Johnson & Johnson settles US hip replacement cases

A lawyer representing Irish people affected by flawed hip implants has welcomed the settlement of the first compensation cases taken in the US.

Earlier this month Johnson & Johnson, agreed to pay $600,000 (€479,692) in settlement of three cases due to go to court in Nevada in December.

The US multinational’s DePuy unit recalled 93,000 ASR hips worldwide in 2010, saying that 12% of the devices failed within five years.

At least 3,500 patients in Ireland received the faulty devices and the first of a series of compensation cases could be heard in the High Court next year.

Co Kildare-based solicitor Liam Moloney, who represents just under 100 Irish people affected by the health scandal, said that while the US settlements did not set a precedent in Ireland, it was an indication that Johnson & Johnson was not going to fight liability.

The three people whose cases were settled in the US had claimed they experienced pain and other side effects. Each of them received $200,000 in settlement of their action.

Business experts in the US reported that Johnson & Johnson was able to negotiate settlements at the low end of what they should have expected to pay, with future settlements ranging between $200,000 to $500,000.

Many patients have claimed that the metal-on-metal hip replacement systems caused significant pain, and shed dangerous amounts of chromium and cobalt into their bloodstream, which caused serious health problems.

Johnson & Johnson disclosed in Jan 2010 that it had set aside $800m to cover legal issues associated with the DePuy ASR hip implant.

Mr Moloney said that all of his cases were lodged in the High Court.

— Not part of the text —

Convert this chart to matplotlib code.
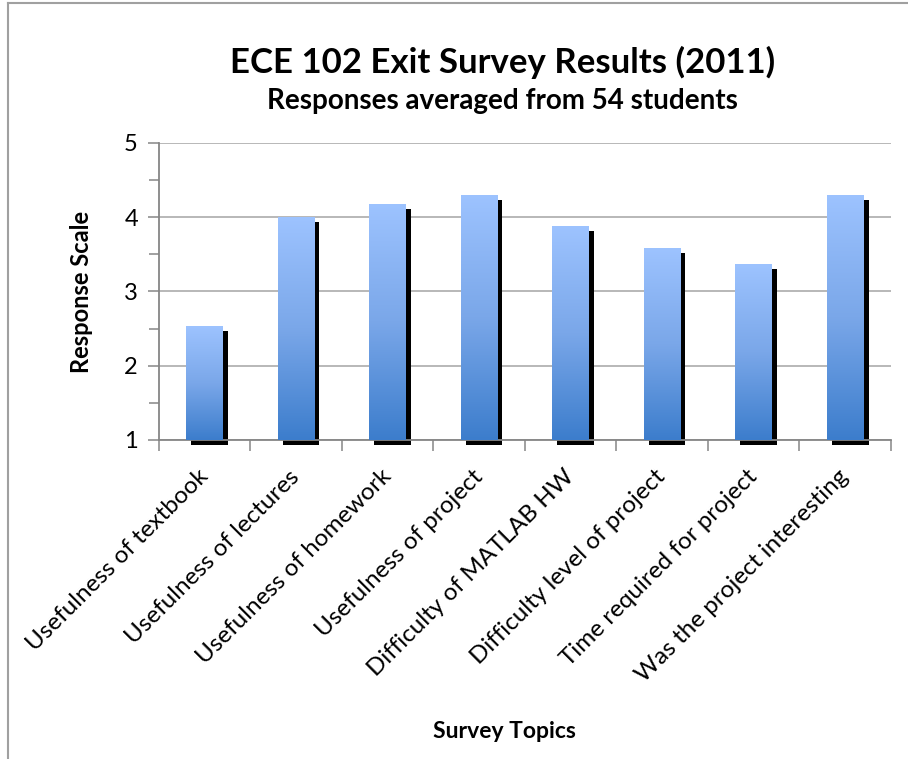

In some of the cases, there were elements of medical negligence as well as product liability.

Mr Moloney said that, in some cases, patients had received two DePuy implants before the recall was announced.

Mr Moloney said Johnson & Johnson had shown in the manner in which it was dealing with lawsuits in the US that it wanted to settle the cases as quickly as possible.

Mr Moloney said there was no indication by Johnson & Johnson that it was going to settle Irish cases being taken.

However, there had been no admission of liability.

“If they are starting to settle the cases in America, we would be hopeful that a similar attitude would be adopted by them in due course in Ireland,” he said.